Many years ago, in fact very many years ago I was an apprentice Compositor. For six years I learned the archaic arts of typography and worked in a composing room which I suppose had changed not over much since the advent of printing using moveable type. The composing room I worked in been in situ from about 1850 and I would stand setting type using founts which had originated in Victorian times. The room was heated by a single open gas fire and unshaded light bulbs dangled over the type cases gently wafting in the breeze from the drafts emanating from the badly fitting window frames. The fire would be lit on the command of the proprietor at a particular point in the year which would be more or less fixed not by the weather but by an indeterminate point in the calendar which only he had knowledge off. If I dared to put one of the lights on before it was properly dark the proprietor would suggest I moved my case to the window rather than wasting money on electricity. In those days in the North especially in the winter we used to suffer frequent fogs but that of itself was not enough to warrant the use of electricity. Some mornings it was so cold I would stand on alternate legs to allow one foot at a time to warm up.

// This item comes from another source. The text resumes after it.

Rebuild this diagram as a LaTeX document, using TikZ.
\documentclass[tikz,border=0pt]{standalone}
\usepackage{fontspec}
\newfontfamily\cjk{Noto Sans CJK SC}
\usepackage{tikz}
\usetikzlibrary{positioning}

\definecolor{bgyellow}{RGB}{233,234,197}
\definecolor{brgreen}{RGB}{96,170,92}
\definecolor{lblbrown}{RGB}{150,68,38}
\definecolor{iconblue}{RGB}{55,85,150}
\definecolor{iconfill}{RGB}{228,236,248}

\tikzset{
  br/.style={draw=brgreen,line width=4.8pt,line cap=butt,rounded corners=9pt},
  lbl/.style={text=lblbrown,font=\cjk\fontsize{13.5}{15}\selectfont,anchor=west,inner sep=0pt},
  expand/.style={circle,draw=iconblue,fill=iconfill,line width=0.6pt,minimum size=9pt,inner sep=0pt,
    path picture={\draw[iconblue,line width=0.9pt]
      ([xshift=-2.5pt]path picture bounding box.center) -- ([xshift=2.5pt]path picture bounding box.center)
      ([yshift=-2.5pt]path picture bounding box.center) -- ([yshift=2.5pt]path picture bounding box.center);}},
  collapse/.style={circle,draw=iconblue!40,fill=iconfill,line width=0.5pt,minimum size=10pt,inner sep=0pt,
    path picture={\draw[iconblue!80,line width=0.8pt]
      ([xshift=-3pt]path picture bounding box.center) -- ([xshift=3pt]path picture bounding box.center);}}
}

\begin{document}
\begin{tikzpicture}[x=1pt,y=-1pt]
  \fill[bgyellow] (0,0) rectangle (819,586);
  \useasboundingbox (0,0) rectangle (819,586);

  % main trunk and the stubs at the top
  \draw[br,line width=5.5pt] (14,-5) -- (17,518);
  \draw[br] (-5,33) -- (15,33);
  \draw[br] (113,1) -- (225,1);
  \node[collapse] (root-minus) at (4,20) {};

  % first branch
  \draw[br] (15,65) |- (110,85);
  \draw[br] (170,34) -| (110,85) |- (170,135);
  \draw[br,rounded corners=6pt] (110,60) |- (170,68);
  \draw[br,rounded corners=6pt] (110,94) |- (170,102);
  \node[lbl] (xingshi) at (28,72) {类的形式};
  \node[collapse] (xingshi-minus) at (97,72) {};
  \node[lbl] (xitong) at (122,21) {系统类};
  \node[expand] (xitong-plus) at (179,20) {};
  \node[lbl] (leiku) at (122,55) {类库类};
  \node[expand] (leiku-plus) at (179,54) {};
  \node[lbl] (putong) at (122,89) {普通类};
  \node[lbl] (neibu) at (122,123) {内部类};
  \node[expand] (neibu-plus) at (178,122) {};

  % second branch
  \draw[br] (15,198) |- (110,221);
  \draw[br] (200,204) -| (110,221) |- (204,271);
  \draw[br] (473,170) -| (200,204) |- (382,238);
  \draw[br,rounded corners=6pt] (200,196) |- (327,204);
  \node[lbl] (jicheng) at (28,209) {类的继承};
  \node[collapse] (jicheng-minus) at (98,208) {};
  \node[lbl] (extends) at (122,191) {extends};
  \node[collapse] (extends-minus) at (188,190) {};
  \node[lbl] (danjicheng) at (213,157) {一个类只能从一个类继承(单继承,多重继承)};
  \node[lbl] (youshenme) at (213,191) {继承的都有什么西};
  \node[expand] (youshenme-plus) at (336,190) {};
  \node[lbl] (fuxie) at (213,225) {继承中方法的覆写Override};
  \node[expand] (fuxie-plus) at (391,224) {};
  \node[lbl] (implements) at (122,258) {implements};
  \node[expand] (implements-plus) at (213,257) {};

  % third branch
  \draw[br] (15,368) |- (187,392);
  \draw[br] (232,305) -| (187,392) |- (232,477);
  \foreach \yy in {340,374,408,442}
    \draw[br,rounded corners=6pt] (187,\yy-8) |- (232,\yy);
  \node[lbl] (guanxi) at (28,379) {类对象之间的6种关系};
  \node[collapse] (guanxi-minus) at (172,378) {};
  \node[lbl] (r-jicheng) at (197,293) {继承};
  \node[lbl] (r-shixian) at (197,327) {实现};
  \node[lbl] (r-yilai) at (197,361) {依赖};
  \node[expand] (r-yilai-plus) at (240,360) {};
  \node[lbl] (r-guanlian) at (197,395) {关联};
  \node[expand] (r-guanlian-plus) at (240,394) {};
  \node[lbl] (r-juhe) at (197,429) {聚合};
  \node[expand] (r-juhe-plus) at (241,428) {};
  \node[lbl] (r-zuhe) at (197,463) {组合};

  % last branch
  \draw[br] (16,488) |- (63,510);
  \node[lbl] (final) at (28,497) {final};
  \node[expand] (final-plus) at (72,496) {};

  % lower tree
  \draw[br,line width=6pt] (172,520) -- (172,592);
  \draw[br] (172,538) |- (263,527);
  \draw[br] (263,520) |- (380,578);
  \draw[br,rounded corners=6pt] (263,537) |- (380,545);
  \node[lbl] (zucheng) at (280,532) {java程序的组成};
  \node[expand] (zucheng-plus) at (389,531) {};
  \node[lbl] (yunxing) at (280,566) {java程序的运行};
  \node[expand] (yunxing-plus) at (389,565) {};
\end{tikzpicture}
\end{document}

In the evenings I would take a bus into the city centre and learn a bit more about the ancient arts of typography and in doing that it slowly dawned on me that a few technological advances had taken place in my profession and my composing room was not exactly state of the art. Our machine room was in a cellar and the machines were Victorian hand fed presses. Some time previously the place had been mechanized by attaching the machines to an electric motor via loose belts. These would rattle and bang incessantly all day long. On one occasion the Health & Safety people did intervene to the extent that they required a hole to be cut in the ceiling above so that the staff could flee to safety in the event of a fire. Should we all be threatened by imminent death at the hands of a sudden inferno we would have to put a stool under the hole and hoist ourselves up to the floor above – the Health and Safety people did not require a ladder. In our printing shop not only had technological advances passed us by but even the English language was used differently. The proprietor had been born I would think around 1880 and had seen the introduction of the first motor vehicles and the introduction of traffic lights so he still used words like robos (robots) to describe these new fangled devices. He lamented the fact that he could no longer beat his apprentices and if anybody dared show any recalcitrant tendencies in either deed or word he would hark back longingly to the good old days. When I joined his enterprise he was in his eighties and still going strong and he had substituted beating his apprentices by discussing their failings loudly with his Manager within their earshot.

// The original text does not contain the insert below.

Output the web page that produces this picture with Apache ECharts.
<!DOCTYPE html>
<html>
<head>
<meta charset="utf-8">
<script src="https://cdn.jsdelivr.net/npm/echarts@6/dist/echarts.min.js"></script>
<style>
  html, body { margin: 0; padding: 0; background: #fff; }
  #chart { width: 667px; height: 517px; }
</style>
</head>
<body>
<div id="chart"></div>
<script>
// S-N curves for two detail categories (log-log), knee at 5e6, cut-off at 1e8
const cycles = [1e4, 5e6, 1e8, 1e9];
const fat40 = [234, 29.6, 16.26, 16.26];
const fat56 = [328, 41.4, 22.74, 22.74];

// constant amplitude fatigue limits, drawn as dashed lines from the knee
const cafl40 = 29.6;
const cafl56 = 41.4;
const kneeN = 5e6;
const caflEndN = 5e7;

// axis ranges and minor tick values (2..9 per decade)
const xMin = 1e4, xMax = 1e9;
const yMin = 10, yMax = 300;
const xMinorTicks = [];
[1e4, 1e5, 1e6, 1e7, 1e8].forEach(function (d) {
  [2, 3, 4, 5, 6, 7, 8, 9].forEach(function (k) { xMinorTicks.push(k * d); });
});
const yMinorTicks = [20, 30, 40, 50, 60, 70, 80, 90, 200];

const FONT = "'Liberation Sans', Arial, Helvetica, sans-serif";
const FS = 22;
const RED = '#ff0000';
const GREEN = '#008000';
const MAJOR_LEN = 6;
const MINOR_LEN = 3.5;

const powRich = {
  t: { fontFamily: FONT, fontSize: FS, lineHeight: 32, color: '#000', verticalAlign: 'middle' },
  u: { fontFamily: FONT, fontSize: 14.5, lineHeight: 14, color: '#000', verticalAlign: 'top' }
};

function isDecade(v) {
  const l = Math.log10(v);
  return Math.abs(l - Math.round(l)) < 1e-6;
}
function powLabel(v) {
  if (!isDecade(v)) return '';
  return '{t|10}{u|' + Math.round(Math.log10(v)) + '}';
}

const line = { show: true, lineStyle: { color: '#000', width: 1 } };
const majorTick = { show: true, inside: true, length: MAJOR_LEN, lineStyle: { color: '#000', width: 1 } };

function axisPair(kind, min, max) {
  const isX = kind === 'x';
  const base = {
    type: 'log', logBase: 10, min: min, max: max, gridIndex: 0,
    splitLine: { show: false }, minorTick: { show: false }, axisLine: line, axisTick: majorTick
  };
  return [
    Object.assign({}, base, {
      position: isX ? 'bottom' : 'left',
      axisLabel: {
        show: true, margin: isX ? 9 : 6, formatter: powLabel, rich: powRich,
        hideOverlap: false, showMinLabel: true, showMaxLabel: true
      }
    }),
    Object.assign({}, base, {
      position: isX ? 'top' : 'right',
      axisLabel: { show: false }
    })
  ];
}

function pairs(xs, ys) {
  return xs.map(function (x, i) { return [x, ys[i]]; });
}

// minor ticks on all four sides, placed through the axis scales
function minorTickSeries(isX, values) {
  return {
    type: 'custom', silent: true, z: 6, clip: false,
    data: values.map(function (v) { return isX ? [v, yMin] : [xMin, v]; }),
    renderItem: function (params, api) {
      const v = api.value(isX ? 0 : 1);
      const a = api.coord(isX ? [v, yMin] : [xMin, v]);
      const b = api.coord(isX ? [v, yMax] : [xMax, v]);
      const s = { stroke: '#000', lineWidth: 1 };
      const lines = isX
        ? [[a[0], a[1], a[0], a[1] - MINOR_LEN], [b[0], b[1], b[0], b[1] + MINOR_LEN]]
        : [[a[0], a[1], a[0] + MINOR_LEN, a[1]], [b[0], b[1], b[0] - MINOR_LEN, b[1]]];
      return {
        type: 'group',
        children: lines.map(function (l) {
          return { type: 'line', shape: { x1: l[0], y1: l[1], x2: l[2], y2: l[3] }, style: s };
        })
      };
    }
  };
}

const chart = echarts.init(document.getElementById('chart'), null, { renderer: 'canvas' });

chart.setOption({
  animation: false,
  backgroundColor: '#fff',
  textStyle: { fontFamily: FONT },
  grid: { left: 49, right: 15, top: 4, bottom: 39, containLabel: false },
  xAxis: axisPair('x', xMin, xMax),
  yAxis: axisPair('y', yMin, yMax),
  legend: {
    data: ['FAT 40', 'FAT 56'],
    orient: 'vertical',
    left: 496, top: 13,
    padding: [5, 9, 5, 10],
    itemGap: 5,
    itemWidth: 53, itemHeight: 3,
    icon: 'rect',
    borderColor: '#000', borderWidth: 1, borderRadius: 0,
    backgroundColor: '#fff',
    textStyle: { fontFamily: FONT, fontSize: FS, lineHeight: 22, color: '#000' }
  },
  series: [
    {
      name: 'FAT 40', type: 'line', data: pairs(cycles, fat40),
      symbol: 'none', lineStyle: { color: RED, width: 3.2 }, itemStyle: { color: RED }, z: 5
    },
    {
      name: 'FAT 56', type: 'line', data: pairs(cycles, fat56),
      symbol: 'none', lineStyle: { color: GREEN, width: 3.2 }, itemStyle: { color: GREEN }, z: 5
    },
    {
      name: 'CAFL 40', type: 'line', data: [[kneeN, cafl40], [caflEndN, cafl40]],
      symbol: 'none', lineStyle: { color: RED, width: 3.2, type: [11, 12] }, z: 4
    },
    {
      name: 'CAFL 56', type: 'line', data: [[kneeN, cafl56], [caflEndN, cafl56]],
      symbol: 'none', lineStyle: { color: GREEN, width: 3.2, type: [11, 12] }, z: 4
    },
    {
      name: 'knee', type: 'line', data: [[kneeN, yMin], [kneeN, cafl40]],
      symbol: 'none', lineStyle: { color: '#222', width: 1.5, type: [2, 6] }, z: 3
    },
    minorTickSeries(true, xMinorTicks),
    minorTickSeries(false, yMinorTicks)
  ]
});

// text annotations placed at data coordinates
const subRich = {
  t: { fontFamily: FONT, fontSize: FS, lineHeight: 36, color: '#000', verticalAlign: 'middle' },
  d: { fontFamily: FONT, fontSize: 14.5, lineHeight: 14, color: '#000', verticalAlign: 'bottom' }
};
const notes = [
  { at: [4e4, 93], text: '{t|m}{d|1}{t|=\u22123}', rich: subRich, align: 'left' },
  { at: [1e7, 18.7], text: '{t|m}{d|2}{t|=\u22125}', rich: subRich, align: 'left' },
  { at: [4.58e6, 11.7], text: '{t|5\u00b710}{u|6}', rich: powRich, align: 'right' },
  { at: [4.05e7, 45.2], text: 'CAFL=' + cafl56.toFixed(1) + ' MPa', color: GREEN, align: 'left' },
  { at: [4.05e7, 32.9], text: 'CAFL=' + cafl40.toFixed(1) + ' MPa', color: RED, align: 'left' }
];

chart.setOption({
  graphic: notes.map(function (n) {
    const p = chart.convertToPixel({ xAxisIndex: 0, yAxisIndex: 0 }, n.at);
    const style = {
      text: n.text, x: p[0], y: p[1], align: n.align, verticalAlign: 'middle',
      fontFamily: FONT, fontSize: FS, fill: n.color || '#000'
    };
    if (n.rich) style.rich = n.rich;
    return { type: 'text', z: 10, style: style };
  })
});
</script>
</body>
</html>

After the first few years of observing his operating methods I begin to wonder how his business carried on flourishing. His accounting system was as archaic as his machinery. Instead of updating his prices he added a multiplier to his costs at the end of his quotes. When I was there the multiplier was three. His customers would stand at his shop counter and he would add his figures to the various elements of the job and then at the end multiply the whole lot by three. They would look on with astonishment.

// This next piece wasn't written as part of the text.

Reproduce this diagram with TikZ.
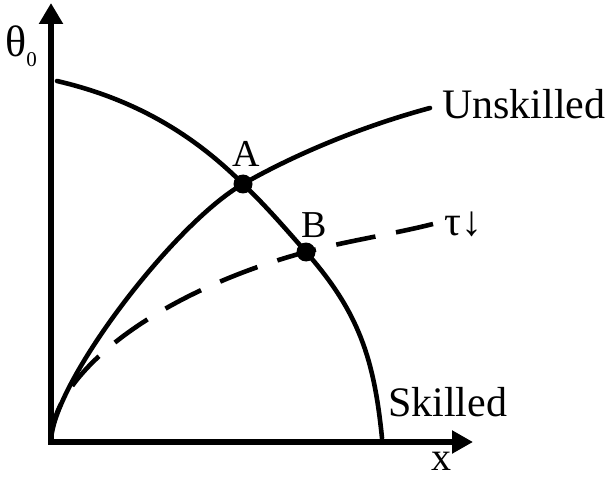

It only slowly dawned on me that his business was probably losing large amounts of money but was being propped up by his other activities as a slum landlord. He had acquired a number of properties over the years and was gradually evicting the tenants and selling off the houses. This would appear to have been a very lucrative enterprise and he got away with it probably as a result of his standing in local society having several times been Major of the town and was currently on the Police Watch Committee. He was also a local Magistrate. The other inducement for his tenants to flee was his ability to offer them nice Council houses as a result of his local government connections. This was a very nice scam you buy houses cheaply with sitting protected tenants and sell them for several times the price vacant possession.

His other rearguard activity in keeping himself above water was fiddling the tax man. In those days printed items which had to be completed by hand like invoices were subject to Purchase Tax. Other items such as books which were solely printed material were not. Despite being on the Watch Committee he printed material for a number of dubious or illegal enterprises. Off course betting was illegal but book makers and bookies runner would stand in back alleys in the same spot every day and clients would place their bets more or less openly. One of his customers was one of the largest back alley operations and he printed their betting slips. He printed vast quantities of them and despite using his archaic handfed machines still managed to remain competitive with the printers who had long since mechanised. I suppose we were like the handloom weavers of the printing trade still hanging on after our time was due. The Revenue man would telephone to make an appointment and before he came the samples of printed items which he should have paid purchase tax on but had not would have been removed from the books. This led to gaps in the sequential numbering something you would think would be quite obvious to the tax man. The tax man would sit in the office slowly and methodically going through each printed sample and making notes in his book. A studied deliberate exercise and then after several hours he would suddenly get up and thank the proprietor and leave. This was always a complete mystery to him and he put it down to the man having a few hours to spare before the pubs opened. The tax man was not the slightest bit interested in his petty fiddling but in looking through his book he was tapping a rich vein of dodgy businesses including the book makers but also illicit drinking dens, tax evaders and other fly by night operations.

I spent a few years as a compositor but then compositors became as dead as dodo’s. They were overtaken by the advent of lithography coupled with graphics software which made decent design and typography obsolete. My web site still bears the scars of my typography training and the stringent constraints imposed by my background in metal type.

These days I promote another group of artisans making fine products – a dying breed but still world class. I sell fine Sheffield made products on my site. Scissors and knives made by the few small factories still surviving in Sheffield. Products made in the traditional ways and whose excellence arises more from the hand skills employed than the application of machines. It keeps me busy as I age and the workshops involved are even less mechanised than our old machine shop which is a tribute to the stamina of the crafts people still operating in them. The article covers a period of time when I was an apprentice compositor in Northern England and deals the trials and tribulations of my life.